The party said it was dismayed to see prosecutions of young offenders declining at a time when youth crime seemed to be increasing.
National's police spokesperson Mark Mitchell told Morning Report the youth justice system needed to implement a full range of tools to stop repeat offending.
"Without a doubt youth crime is increasing," he said.
Mitchell said he recently spoke with a school principal in Christchurch who was dealing with an increase in truancy and other issues in primary school-aged children.
"He said that the way to deal with that - especially with young men - is to have positive male role models in their lives and this is a big driver and part of the problem."
Mitchell said investment needed to be put into support for young people to stop them getting into trouble in the first place.

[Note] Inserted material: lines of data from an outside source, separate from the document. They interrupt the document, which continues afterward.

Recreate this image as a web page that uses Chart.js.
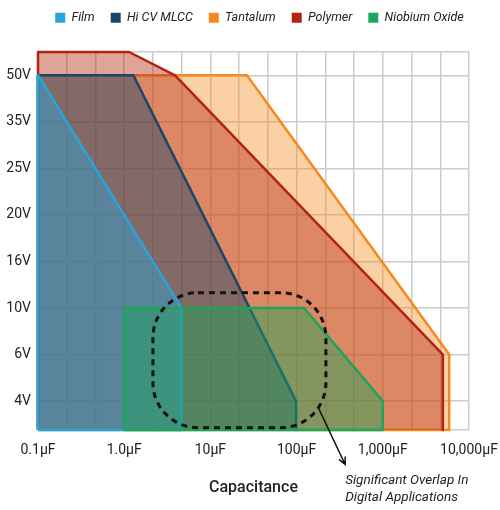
<!DOCTYPE html>
<html>
<head>
<meta charset="utf-8">
<script src="https://cdn.jsdelivr.net/npm/chart.js@4.4.1/dist/chart.umd.min.js"></script>
<style>
  html, body { margin: 0; padding: 0; background: #fff; }
  #wrap { width: 500px; height: 510px; }
</style>
</head>
<body>
<div id="wrap"><canvas id="capChart" width="500" height="510"></canvas></div>
<script>
// x is in thirds of a decade: 0 = 0.1uF, 3 = 1uF ... 15 = 10,000uF
// y is the voltage row: 0 = 4V ... 7 = 50V, -0.62 is the floor and 7.5 the ceiling
var capLabels = ['0.1µF', '1.0µF', '10µF', '100µF', '1,000µF', '10,000µF'];
var voltLabels = ['4V', '6V', '10V', '16V', '20V', '25V', '35V', '50V'];

var filmX = [0, 0, 5.0, 5.0, 0];
var filmY = [-0.62, 7, 2, -0.62, -0.62];

var mlccX = [0, 0, 3.32, 8.98, 8.98];
var mlccY = [-0.62, 7, 7, 0, -0.62];

var tantX = [0, 0, 7.27, 14.31, 14.31, 0];
var tantY = [-0.62, 7, 7, 1, -0.62, -0.62];

var polyX = [0, 0, 3.17, 4.77, 14.09, 14.09];
var polyY = [-0.62, 7.5, 7.5, 7, 1, -0.62];

var niobX = [3.0, 3.0, 9.26, 12.0, 12.0, 3.0];
var niobY = [-0.62, 2, 2, 0, -0.62, -0.62];

// dashed "overlap" box and its callout, in the same axis units
var boxX = [4.0, 10.02];
var boxY = [-0.57, 2.33];
var arrowX = [9.75, 10.69];
var arrowY = [-0.135, -1.36];
var noteLines = ['Significant Overlap In', 'Digital Applications'];
var noteY = [-1.7, -2.07];

function pts(xs, ys) {
    return xs.map(function (x, i) { return {x: x, y: ys[i]}; });
}

function series(label, xs, ys, color, fillColor, order) {
    return {
        label: label,
        data: pts(xs, ys),
        showLine: true,
        fill: 'shape',
        borderColor: color,
        backgroundColor: fillColor,
        borderWidth: 2.5,
        borderJoinStyle: 'round',
        pointRadius: 0,
        tension: 0,
        clip: false,
        order: order
    };
}

// more room under the legend, and nudge it right so it sits over the plot
var legendGap = {
    id: 'legendGap',
    beforeLayout: function (chart) {
        var lg = chart.legend;
        if (!lg || lg._gapPatched) return;
        var fit = lg.fit;
        lg.fit = function () {
            fit.call(this);
            this.height += 18;
        };
        lg._gapPatched = true;
    },
    afterLayout: function (chart) {
        if (chart.legend) chart.legend.left = 19;
    }
};

var overlapNote = {
    id: 'overlapNote',
    afterDatasetsDraw: function (chart) {
        var ctx = chart.ctx, xs = chart.scales.x, ys = chart.scales.y;
        var l = xs.getPixelForValue(boxX[0]), r = xs.getPixelForValue(boxX[1]);
        var t = ys.getPixelForValue(boxY[1]), b = ys.getPixelForValue(boxY[0]);
        var rad = 45;
        ctx.save();
        ctx.strokeStyle = '#111';
        ctx.lineWidth = 3;
        ctx.setLineDash([6, 5]);
        ctx.beginPath();
        ctx.moveTo(l + rad, t);
        ctx.arcTo(r, t, r, b, rad);
        ctx.arcTo(r, b, l, b, rad);
        ctx.arcTo(l, b, l, t, rad);
        ctx.arcTo(l, t, r, t, rad);
        ctx.closePath();
        ctx.stroke();

        // arrow to the note
        var x1 = xs.getPixelForValue(arrowX[0]), y1 = ys.getPixelForValue(arrowY[0]);
        var x2 = xs.getPixelForValue(arrowX[1]), y2 = ys.getPixelForValue(arrowY[1]);
        var ang = Math.atan2(y2 - y1, x2 - x1);
        ctx.setLineDash([]);
        ctx.lineWidth = 1.5;
        ctx.beginPath();
        ctx.moveTo(x1, y1);
        ctx.lineTo(x2, y2);
        ctx.moveTo(x2 - 8 * Math.cos(ang - 0.45), y2 - 8 * Math.sin(ang - 0.45));
        ctx.lineTo(x2, y2);
        ctx.lineTo(x2 - 8 * Math.cos(ang + 0.45), y2 - 8 * Math.sin(ang + 0.45));
        ctx.stroke();

        ctx.fillStyle = '#222';
        ctx.font = 'italic 13.5px Roboto';
        ctx.textAlign = 'left';
        ctx.textBaseline = 'middle';
        for (var i = 0; i < noteLines.length; i++) {
            ctx.fillText(noteLines[i], x2, ys.getPixelForValue(noteY[i]));
        }
        ctx.restore();
    }
};

var ctx = document.getElementById('capChart');
var capChart = new Chart(ctx, {
    type: 'scatter',
    data: {
        datasets: [
            series('Film', filmX, filmY, '#27a4dc', 'rgba(39,164,220,0.45)', 2),
            series('Hi CV MLCC', mlccX, mlccY, '#17476a', 'rgba(23,71,106,0.45)', 3),
            series('Tantalum', tantX, tantY, '#f58a1f', 'rgba(245,138,31,0.4)', 5),
            series('Polymer', polyX, polyY, '#b3230f', 'rgba(179,35,15,0.42)', 4),
            series('Niobium Oxide', niobX, niobY, '#1ba65c', 'rgba(27,166,92,0.45)', 1)
        ]
    },
    plugins: [legendGap, overlapNote],
    options: {
        responsive: false,
        animation: false,
        events: [],
        layout: {
            padding: {left: 0, right: 0, top: -4.5, bottom: 12}
        },
        plugins: {
            legend: {
                position: 'top',
                labels: {
                    boxWidth: 10,
                    boxHeight: 10,
                    padding: 16,
                    color: '#222',
                    font: {family: 'Roboto', size: 12.5, style: 'italic'},
                    sort: function (a, b) { return a.datasetIndex - b.datasetIndex; },
                    generateLabels: function (chart) {
                        var items = Chart.defaults.plugins.legend.labels.generateLabels(chart);
                        items.forEach(function (it) {
                            var ds = chart.data.datasets[it.datasetIndex];
                            it.fillStyle = ds.borderColor;
                            it.strokeStyle = ds.borderColor;
                            it.lineWidth = 0;
                        });
                        return items;
                    }
                }
            },
            tooltip: {enabled: false}
        },
        scales: {
            x: {
                type: 'linear',
                min: 0,
                max: 15,
                ticks: {
                    stepSize: 1,
                    autoSkip: false,
                    maxRotation: 0,
                    padding: 12,
                    color: '#222',
                    font: {family: 'Roboto', size: 14},
                    callback: function (v) {
                        var k = Math.round(v);
                        return (Math.abs(v - k) < 1e-6 && k % 3 === 0) ? capLabels[k / 3] : '';
                    }
                },
                grid: {color: '#cccccc', lineWidth: 1.5, drawTicks: false},
                border: {display: false},
                title: {
                    display: true,
                    text: 'Capacitance',
                    color: '#222',
                    font: {family: 'Roboto', size: 16, weight: '500'},
                    padding: {top: 8, bottom: 0}
                },
                afterFit: function (s) { s.paddingRight = 31; }
            },
            y: {
                type: 'linear',
                min: -0.62,
                max: 7.5,
                ticks: {
                    stepSize: 1,
                    padding: 7,
                    color: '#222',
                    font: {family: 'Roboto', size: 14},
                    callback: function (v) {
                        var k = Math.round(v);
                        return (Math.abs(v - k) < 1e-6 && voltLabels[k]) ? voltLabels[k] : '';
                    }
                },
                grid: {color: '#cccccc', lineWidth: 1.5, drawTicks: false},
                border: {display: false},
                afterFit: function (s) { s.width = 38; }
            }
        }
    }
});
</script>
</body>
</html>
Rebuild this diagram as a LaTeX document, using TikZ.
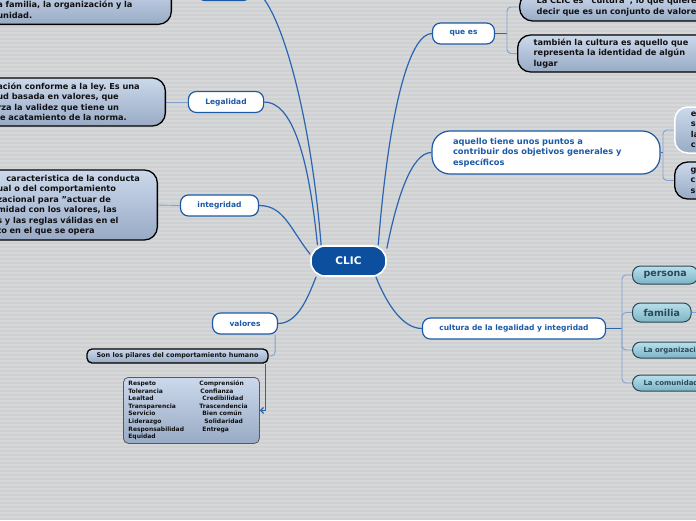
\documentclass[tikz,border=0pt]{standalone}
\usepackage{fontspec}
\setmainfont{DejaVu Sans}
\usepackage{tikz}
\usetikzlibrary{arrows.meta,positioning,calc}
\pgfdeclarelayer{back}
\pgfsetlayers{back,main}
\frenchspacing
\definecolor{MapBg}{HTML}{CFD0D2}
\definecolor{MapStripe}{HTML}{D6D7D9}
\definecolor{MapBlue}{HTML}{1C5AA6}
\definecolor{MapCore}{HTML}{0B4F9E}
\definecolor{MapLink}{HTML}{2A66B0}
\definecolor{MapTwig}{HTML}{7FA2CE}
\definecolor{LeafTop}{HTML}{CCD9EC}
\definecolor{LeafBot}{HTML}{98AAC5}
\definecolor{TealTop}{HTML}{B8E0EB}
\definecolor{TealBot}{HTML}{7DB4C5}
\definecolor{TealInk}{HTML}{2B4858}
\definecolor{LeafInk}{HTML}{111111}

\begin{document}
\begin{tikzpicture}[x=1pt,y=-1pt,
  core/.style={draw=white,line width=1.6pt,fill=MapCore,rounded corners=14pt,
    minimum width=75pt,minimum height=30pt,text=white,
    font=\bfseries\fontsize{10.5}{12}\selectfont},
  branch/.style={draw=MapBlue,line width=1.2pt,fill=white,rounded corners=8pt,
    minimum height=21pt,inner xsep=17pt,text=MapBlue,
    font=\bfseries\fontsize{7.5}{9}\selectfont},
  leaf/.style={draw=black,line width=1.3pt,rounded corners=13pt,
    top color=LeafTop,bottom color=LeafBot,text=LeafInk,align=left,
    inner xsep=10pt,font=\bfseries\fontsize{8.2}{10.5}\selectfont},
  pillar/.style={draw=black,line width=1.3pt,rounded corners=5pt,
    top color=LeafTop,bottom color=LeafBot,text=LeafInk,inner sep=0pt,
    font=\bfseries\fontsize{6.5}{8}\selectfont},
  sheet/.style={draw=gray!70!black,line width=0.8pt,rounded corners=5pt,
    top color=LeafTop,bottom color=LeafBot,text=LeafInk,align=left,
    inner xsep=5pt,inner ysep=0pt,font=\bfseries\fontsize{6}{7.6}\selectfont},
  twin/.style={draw=TealInk,line width=1pt,rounded corners=8pt,
    top color=TealTop,bottom color=TealBot,text=TealInk,inner xsep=11pt,
    inner ysep=0pt,anchor=west,font=\bfseries\fontsize{9.5}{11}\selectfont},
  link/.style={MapLink,line width=1.2pt},
  twig/.style={MapTwig,line width=0.9pt,rounded corners=4pt}]

  \useasboundingbox (0,0) rectangle (696,520);
  \clip (0,0) rectangle (696,520);
  \begin{pgfonlayer}{back}
    \fill[MapBg] (0,0) rectangle (696,520);
    \foreach \yy in {0,4,...,516}
      \fill[MapStripe] (0,\yy) rectangle (696,\yy+2);
  \end{pgfonlayer}

  % Centre.
  \node[core] (clic) at (348.5,261) {CLIC};

  % Left side.
  \node[branch,minimum width=54pt] (topnode) at (224,-10) {};
  \node[leaf,anchor=south east,text width=164pt,minimum height=40pt] (topleaf)
    at (172,25) {\strut\\a familia, la organización y la\\unidad.};
  \node[branch] (legalidad) at (226,102) {Legalidad};
  \node[leaf,anchor=east,text width=158pt,minimum height=48pt] (legalleaf)
    at (166,102) {ación conforme a la ley. Es una\\ud basada en valores, que\\
    rza la validez que tiene un\\le acatamiento de la norma.};
  \node[branch] (integridad) at (219.5,205.5) {integridad};
  \node[leaf,anchor=east,text width=150pt,minimum height=70pt] (integleaf)
    at (158,205) {\hspace*{9pt}caracteristica de la conducta\\ual o del comportamiento\\
    zacional para "actuar de\\midad con los valores, las\\
    s y las reglas válidas en el\\to en el que se opera};
  \node[branch] (valores) at (245,323.5) {valores};
  \node[pillar,minimum width=181pt,minimum height=14pt] (pilares) at (177.5,356)
    {Son los pilares del comportamiento humano};
  \node[sheet,anchor=north west,text width=126pt,minimum height=66pt] (valuelist)
    at (123,377) {\makebox[71pt][l]{Respeto}Comprensión\\
    \makebox[71pt][l]{Tolerancia}\hspace*{1pt}Confianza\\
    \makebox[71pt][l]{Lealtad}\hspace*{3pt}Credibilidad\\
    \makebox[71pt][l]{Transparencia}Trascendencia\\
    \makebox[71pt][l]{Servicio}\hspace*{3pt}Bien común\\
    \makebox[71pt][l]{Liderazgo}\hspace*{5pt}Solidaridad\\
    \makebox[71pt][l]{Responsabilidad}\hspace*{3pt}Entrega\\
    Equidad};

  % Right side.
  \node[branch] (quees) at (463.5,33.5) {que es};
  \node[leaf,anchor=west,inner xsep=17pt,text width=230pt,minimum height=28pt]
    (qeleafone) at (519,7) {La CLIC es "cultura", lo que quiere\\
    decir que es un conjunto de valores};
  \node[leaf,anchor=west,inner xsep=16pt,text width=230pt,minimum height=37pt]
    (qeleaftwo) at (517,53.5) {también la cultura es aquello que\\
    representa la identidad de algún\\lugar};
  \node[branch,font=\bfseries\fontsize{8.3}{10.5}\selectfont,align=left,
    text width=186pt,inner xsep=21pt,minimum height=43pt,rounded corners=18pt]
    (aquello) at (546,152.5) {aquello tiene unos puntos a\\
    contribuir dos objetivos generales y\\específicos};
  \node[leaf,draw=white,line width=1.5pt,anchor=west,inner xsep=16pt,
    text width=60pt,minimum height=46pt] (aqleafone) at (674,130)
    {es\\se\\la\\co};
  \node[leaf,anchor=west,inner xsep=16pt,text width=60pt,minimum height=37pt]
    (aqleaftwo) at (674,180.5) {g\\co\\se};
  \node[branch] (cultura) at (514,328.5) {cultura de la legalidad y integridad};
  \node[twin,minimum height=18pt] (persona) at (632,275) {persona};
  \node[twin,minimum height=19pt] (familia) at (632,312.5) {familia};
  \node[twin,minimum height=16pt,font=\bfseries\fontsize{7}{8}\selectfont]
    (organiz) at (632,350) {La organización};
  \node[twin,minimum height=16pt,font=\bfseries\fontsize{7}{8}\selectfont]
    (comunidad) at (632,383) {La comunidad};
  \coordinate (qesplit) at (507,33.5);
  \coordinate (aqsplit) at (663,152.5);
  \coordinate (cusplit) at (622,328.5);
  \coordinate (famout) at (705,312.5);

  % Connectors.
  \begin{pgfonlayer}{back}
    \draw[link] (topnode.east) .. controls +(22,0) and +(-12,-150) .. (clic.150);
    \draw[link] (legalidad.east) .. controls +(25,0) and +(-10,-100) .. (clic.153);
    \draw[link] (integridad.east) .. controls +(25,0) and +(-20,-25) .. (clic.170);
    \draw[link] (valores.east) .. controls +(20,0) and +(-8,20) .. (clic.206);
    \draw[link] (quees.west) .. controls +(-20,0) and +(12,-150) .. (clic.28);
    \draw[link] (aquello.west) .. controls +(-20,0) and +(10,-50) .. (clic.18);
    \draw[link] (cultura.west) .. controls +(-20,0) and +(10,25) .. (clic.-30);
    \draw[twig] (legalleaf.east) -- (legalidad.west);
    \draw[twig] (integleaf.east) -- (integridad.west);
    \draw[twig] ([xshift=-3pt]valores.south east) |- (pilares.east);
    \draw[link] (quees.east) -- (qesplit);
    \draw[twig] (qeleafone.west) -| (qesplit) |- (qeleaftwo.west);
    \draw[link] (aquello.east) -- (aqsplit);
    \draw[twig] (aqleafone.west) -| (aqsplit) |- (aqleaftwo.west);
    \draw[link,line width=1.6pt] (cultura.east) -- (cusplit);
    \draw[twig] (persona.west) -| (cusplit) |- (comunidad.west);
    \draw[twig] (familia.west) -| (cusplit);
    \draw[twig] (organiz.west) -| (cusplit);
    \draw[twig] (familia.east) -- (famout);
  \end{pgfonlayer}
  \draw[link,-{Straight Barb[length=3pt,width=6pt]}]
    ([xshift=-3pt]pilares.south east) |- (valuelist.east);
\end{tikzpicture}
\end{document}
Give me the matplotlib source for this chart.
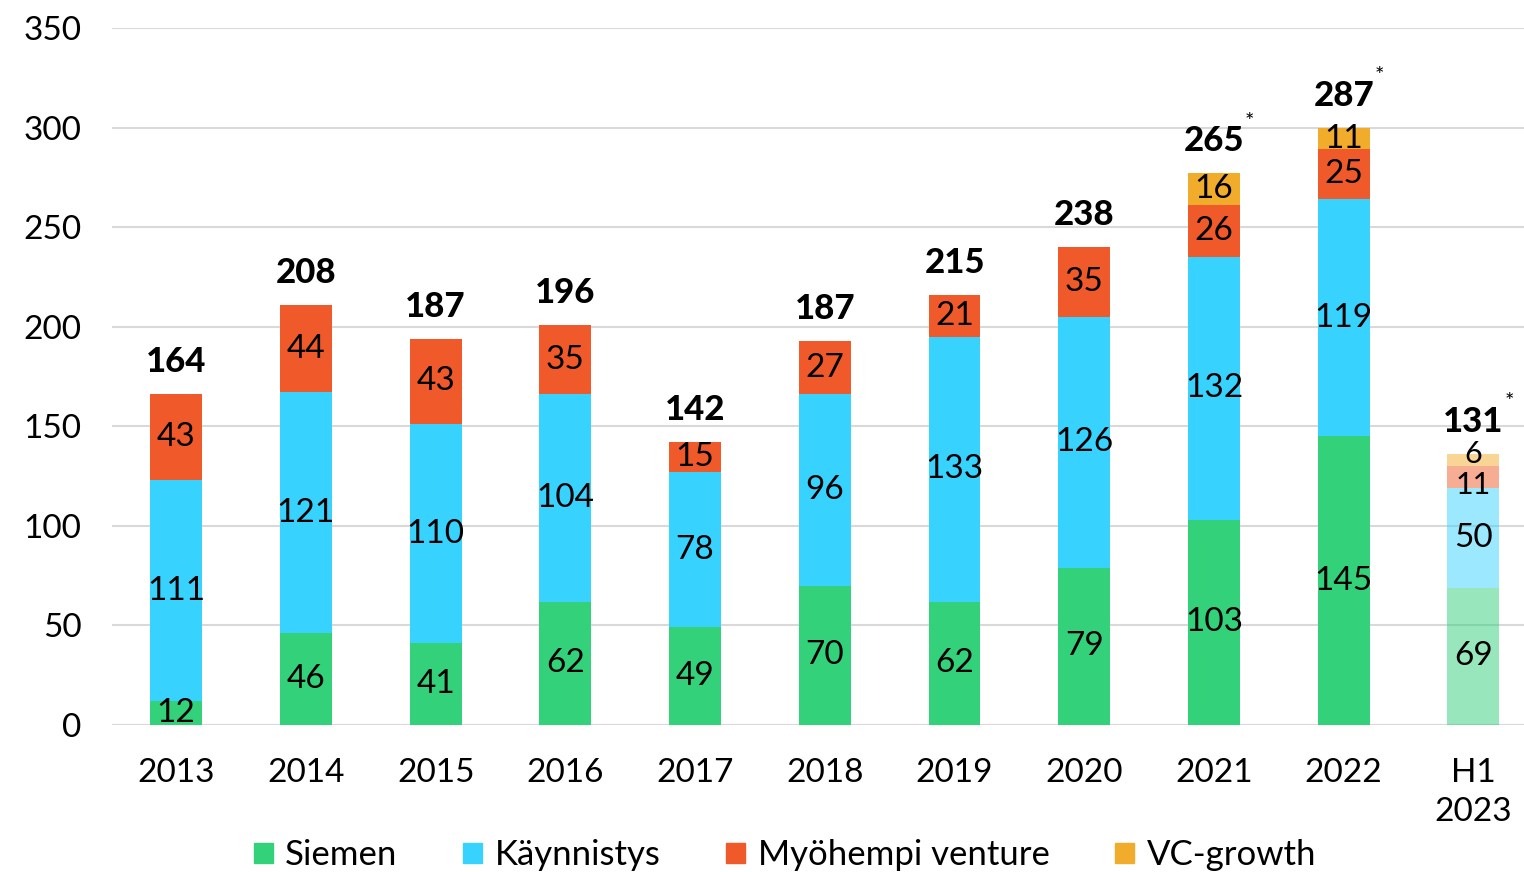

Organisations like Warkworth-based Springboard, which provided support and male role models to "young guys" whose lives were "starting to get off the tracks" were helping to address some of these issues, Mitchell said, and the government also had a role to play.
He wasn't able to say whether youth crime in Warkworth had decreased.
"Certainly [Springboard have] been responsible for ensuring that there hasn't been an increase in - or even a bigger increase in - youth crime."
Mitchell said the criminal justice system needed to be able to respond to the lack of consequences for youth offenders that had led to "a tsunami of youth offending".
"Having the same moral compass and the same values that we had when we grew up are just as relevant today as what they were 30 or 40 years ago."
Mitchell said the government should do more to stop repeat offending, using National MP Sam Uffindell as an example of someone who had "turned his life around".
"There were consequences for [Uffindell's behaviour]; he was asked to leave the school that he was at, so he had to face consequences and then he had to turn his life around and decide that he wasn't going to engage in that type of behaviour," Mitchell said.
"Had he kept engaging in that type of behaviour, had he decided to start participating in ram raids and if he'd become a recidivist violent offender then he would've faced serious consequences inside our criminal justice system, but he didn't, he turned his life around."
But Carly Laughton, a youth worker in Auckland, said she believed the current focus on youth offending had been "brought to the forefront by the media" and it was "naive" of National to think interventions didn't already exist.
"I do think it's a relatively naive opinion really, the fact that they think that there aren't interventions that are already in place," she told Morning Report.
"We're really lucky to have some really amazing police aid officers in Auckland in particular and the programmes that they're running, they really work for young people," she said.
"I've seen some young people really turn their lives around with concentrated attention from the teams they have in those spaces."
Laughton said the fact some of the youth offenders in the news recently were as young as 9 or 10, showed the need for there to be a "Whānau Ora-approach".
"It really paints a picture of the fact that this is a deep-seated problem," she said.